§ Work to be completed: Please copy out exactly, and only, the lines between the line with "Emit a LaTeX" and the line with "(0,0) rectangle (1323,445);", both included. Pictures are to be omitted.

§ Dataset entries:
-- START --

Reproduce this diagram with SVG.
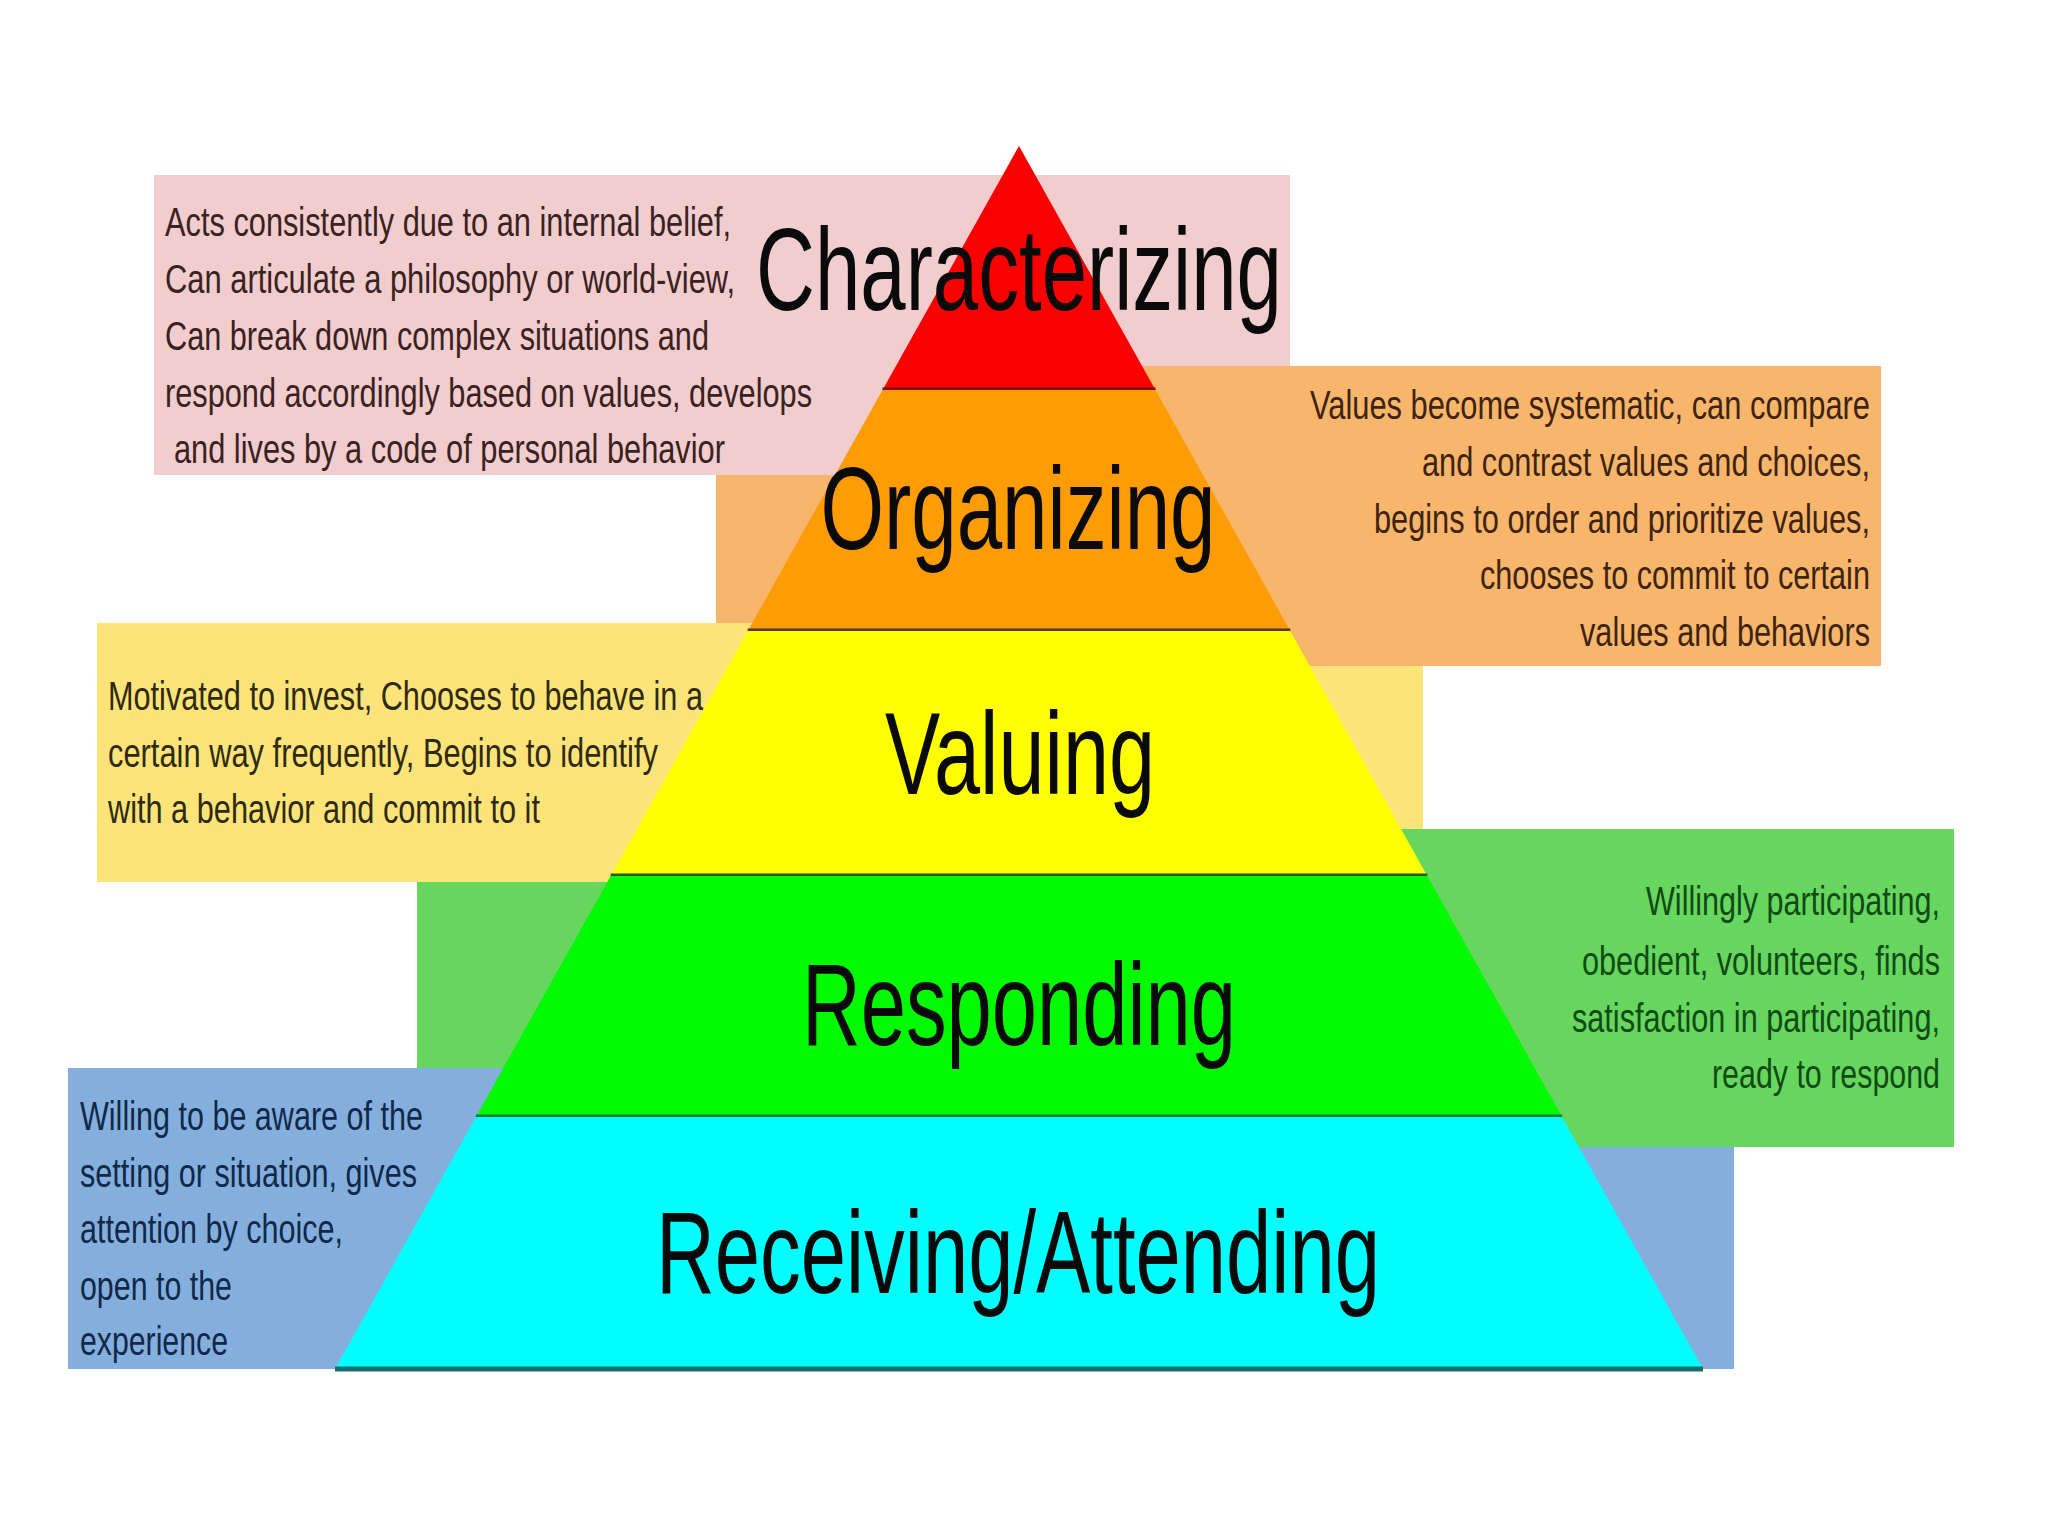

-- END --
-- START --

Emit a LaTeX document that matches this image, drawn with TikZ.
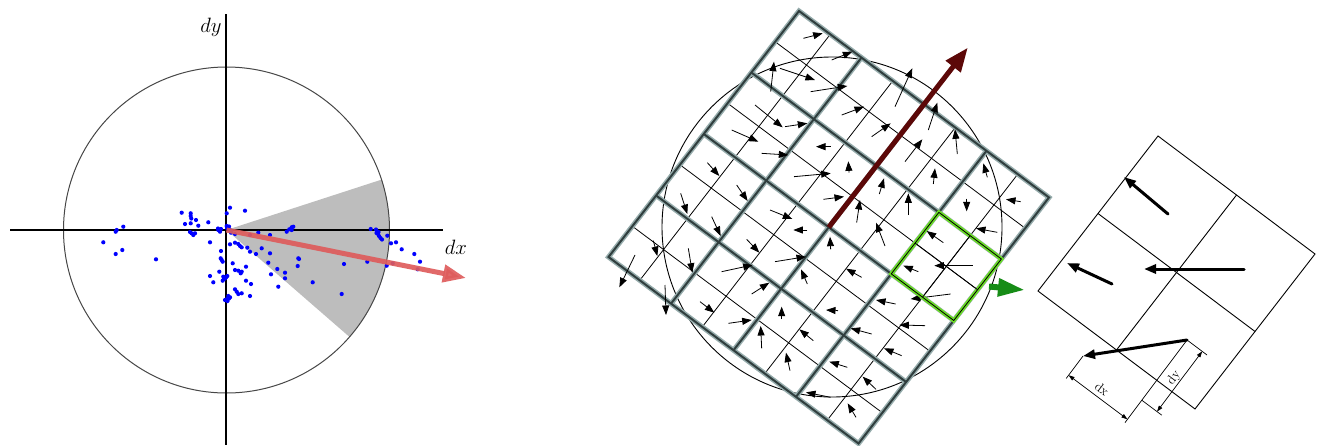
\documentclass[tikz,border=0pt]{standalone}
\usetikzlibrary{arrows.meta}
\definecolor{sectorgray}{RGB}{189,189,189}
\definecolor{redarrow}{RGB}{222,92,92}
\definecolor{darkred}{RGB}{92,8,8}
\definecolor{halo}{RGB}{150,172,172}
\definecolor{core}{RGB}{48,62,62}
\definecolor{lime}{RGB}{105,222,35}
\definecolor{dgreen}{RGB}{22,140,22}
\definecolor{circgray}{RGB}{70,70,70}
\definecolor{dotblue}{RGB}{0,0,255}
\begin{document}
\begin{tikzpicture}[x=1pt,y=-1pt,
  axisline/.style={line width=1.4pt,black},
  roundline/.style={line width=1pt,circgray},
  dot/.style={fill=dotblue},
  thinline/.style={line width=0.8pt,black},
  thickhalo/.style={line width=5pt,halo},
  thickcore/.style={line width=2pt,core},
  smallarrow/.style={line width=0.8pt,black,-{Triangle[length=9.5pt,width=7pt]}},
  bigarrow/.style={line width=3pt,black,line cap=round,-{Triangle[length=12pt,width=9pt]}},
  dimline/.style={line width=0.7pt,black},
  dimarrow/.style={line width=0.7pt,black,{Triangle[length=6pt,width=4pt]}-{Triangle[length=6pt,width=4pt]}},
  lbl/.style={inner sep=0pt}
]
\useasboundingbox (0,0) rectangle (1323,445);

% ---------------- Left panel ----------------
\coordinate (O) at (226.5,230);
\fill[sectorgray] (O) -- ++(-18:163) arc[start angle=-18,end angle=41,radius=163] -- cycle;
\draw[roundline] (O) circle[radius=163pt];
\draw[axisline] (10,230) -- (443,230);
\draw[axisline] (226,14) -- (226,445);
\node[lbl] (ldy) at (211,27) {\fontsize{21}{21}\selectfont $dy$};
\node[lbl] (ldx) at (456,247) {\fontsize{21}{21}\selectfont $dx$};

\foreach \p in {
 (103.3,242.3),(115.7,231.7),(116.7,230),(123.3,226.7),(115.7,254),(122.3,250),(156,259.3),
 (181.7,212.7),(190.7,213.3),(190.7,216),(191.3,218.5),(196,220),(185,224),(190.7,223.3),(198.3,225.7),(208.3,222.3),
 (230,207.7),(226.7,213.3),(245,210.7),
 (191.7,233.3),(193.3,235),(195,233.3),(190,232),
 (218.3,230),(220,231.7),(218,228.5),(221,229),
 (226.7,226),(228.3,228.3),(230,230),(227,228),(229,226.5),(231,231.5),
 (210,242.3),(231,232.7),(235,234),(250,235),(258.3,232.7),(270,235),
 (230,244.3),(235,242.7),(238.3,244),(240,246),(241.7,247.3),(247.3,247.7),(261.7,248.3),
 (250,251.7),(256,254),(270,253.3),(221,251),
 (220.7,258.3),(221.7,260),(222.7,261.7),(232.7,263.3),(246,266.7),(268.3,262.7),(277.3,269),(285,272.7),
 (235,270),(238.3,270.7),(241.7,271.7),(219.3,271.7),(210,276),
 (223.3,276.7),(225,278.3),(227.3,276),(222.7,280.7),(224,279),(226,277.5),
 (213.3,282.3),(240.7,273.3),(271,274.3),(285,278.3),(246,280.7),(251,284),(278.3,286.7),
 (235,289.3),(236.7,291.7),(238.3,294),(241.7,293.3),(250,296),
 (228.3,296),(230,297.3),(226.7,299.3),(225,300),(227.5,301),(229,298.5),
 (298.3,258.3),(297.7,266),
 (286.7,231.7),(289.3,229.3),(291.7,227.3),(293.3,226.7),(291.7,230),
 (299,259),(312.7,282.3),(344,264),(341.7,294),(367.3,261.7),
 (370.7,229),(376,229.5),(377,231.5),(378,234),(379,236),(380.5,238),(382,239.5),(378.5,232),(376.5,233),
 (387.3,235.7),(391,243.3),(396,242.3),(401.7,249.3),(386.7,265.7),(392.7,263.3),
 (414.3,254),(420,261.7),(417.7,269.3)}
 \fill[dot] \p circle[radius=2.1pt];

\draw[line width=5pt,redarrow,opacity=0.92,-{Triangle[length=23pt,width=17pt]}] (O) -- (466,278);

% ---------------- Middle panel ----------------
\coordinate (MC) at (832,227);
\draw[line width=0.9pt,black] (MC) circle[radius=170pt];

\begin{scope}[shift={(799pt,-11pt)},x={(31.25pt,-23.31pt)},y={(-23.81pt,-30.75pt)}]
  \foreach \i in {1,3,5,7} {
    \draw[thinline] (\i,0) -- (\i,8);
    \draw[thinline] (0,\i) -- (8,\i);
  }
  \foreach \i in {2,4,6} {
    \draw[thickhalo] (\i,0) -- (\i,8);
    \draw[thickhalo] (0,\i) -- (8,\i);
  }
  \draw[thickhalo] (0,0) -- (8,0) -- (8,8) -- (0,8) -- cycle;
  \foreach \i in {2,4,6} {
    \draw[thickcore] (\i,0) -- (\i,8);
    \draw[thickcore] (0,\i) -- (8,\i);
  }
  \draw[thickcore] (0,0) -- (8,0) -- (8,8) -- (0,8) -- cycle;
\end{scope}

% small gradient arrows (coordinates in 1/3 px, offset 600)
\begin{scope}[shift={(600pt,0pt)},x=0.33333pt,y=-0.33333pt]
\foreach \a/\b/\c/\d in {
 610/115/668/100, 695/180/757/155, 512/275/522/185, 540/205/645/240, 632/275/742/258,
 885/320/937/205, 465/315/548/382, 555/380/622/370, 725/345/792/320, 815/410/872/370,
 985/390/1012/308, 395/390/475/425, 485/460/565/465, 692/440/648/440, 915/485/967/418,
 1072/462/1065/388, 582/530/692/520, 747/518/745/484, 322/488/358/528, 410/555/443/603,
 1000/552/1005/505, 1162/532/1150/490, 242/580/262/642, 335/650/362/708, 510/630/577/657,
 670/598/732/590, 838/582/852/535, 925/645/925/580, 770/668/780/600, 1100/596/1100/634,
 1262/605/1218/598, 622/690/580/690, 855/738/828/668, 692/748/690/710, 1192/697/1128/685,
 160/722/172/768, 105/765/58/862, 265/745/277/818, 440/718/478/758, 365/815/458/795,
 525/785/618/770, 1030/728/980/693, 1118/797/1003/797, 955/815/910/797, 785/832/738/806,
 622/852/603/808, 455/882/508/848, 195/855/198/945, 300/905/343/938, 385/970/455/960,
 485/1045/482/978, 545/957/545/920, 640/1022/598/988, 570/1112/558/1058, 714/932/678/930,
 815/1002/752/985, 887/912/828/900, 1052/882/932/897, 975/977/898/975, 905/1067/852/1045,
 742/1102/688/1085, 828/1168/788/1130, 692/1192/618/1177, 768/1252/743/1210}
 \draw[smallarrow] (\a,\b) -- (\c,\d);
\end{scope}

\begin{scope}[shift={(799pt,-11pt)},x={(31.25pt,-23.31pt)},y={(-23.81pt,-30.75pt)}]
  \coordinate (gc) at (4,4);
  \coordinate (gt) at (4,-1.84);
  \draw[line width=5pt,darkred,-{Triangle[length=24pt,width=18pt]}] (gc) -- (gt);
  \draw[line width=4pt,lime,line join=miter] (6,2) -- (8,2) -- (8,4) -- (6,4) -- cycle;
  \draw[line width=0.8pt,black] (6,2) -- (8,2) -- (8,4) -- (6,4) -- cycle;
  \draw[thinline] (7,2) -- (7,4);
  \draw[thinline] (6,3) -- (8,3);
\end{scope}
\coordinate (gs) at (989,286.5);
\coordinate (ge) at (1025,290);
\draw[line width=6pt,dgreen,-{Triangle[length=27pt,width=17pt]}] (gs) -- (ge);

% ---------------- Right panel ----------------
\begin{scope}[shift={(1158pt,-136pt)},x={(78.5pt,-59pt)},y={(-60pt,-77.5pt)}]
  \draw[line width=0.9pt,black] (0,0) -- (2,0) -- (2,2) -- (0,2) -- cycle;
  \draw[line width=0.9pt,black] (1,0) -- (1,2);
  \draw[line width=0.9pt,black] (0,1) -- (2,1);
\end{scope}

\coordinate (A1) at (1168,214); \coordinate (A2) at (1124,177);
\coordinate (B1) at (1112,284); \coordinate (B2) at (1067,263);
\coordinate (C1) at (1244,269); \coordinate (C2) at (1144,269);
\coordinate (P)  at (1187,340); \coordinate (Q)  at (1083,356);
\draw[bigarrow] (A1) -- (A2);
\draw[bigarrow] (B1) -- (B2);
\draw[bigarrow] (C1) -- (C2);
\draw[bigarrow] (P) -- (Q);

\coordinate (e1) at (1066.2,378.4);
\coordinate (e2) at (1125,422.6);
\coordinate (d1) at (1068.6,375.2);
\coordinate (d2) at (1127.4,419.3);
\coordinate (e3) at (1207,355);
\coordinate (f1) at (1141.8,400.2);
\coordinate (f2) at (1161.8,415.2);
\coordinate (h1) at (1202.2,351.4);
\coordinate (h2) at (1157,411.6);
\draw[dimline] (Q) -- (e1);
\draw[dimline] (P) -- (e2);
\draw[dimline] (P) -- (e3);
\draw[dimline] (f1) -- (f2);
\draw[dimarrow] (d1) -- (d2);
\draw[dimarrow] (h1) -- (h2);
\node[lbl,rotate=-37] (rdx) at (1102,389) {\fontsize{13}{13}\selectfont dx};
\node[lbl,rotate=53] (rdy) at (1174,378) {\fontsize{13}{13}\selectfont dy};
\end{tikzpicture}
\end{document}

-- END --

§ Task output:
Emit a LaTeX document that matches this image, drawn with TikZ.
\documentclass[tikz,border=0pt]{standalone}
\usetikzlibrary{arrows.meta}
\definecolor{sectorgray}{RGB}{189,189,189}
\definecolor{redarrow}{RGB}{222,92,92}
\definecolor{darkred}{RGB}{92,8,8}
\definecolor{halo}{RGB}{150,172,172}
\definecolor{core}{RGB}{48,62,62}
\definecolor{lime}{RGB}{105,222,35}
\definecolor{dgreen}{RGB}{22,140,22}
\definecolor{circgray}{RGB}{70,70,70}
\definecolor{dotblue}{RGB}{0,0,255}
\begin{document}
\begin{tikzpicture}[x=1pt,y=-1pt,
  axisline/.style={line width=1.4pt,black},
  roundline/.style={line width=1pt,circgray},
  dot/.style={fill=dotblue},
  thinline/.style={line width=0.8pt,black},
  thickhalo/.style={line width=5pt,halo},
  thickcore/.style={line width=2pt,core},
  smallarrow/.style={line width=0.8pt,black,-{Triangle[length=9.5pt,width=7pt]}},
  bigarrow/.style={line width=3pt,black,line cap=round,-{Triangle[length=12pt,width=9pt]}},
  dimline/.style={line width=0.7pt,black},
  dimarrow/.style={line width=0.7pt,black,{Triangle[length=6pt,width=4pt]}-{Triangle[length=6pt,width=4pt]}},
  lbl/.style={inner sep=0pt}
]
\useasboundingbox (0,0) rectangle (1323,445);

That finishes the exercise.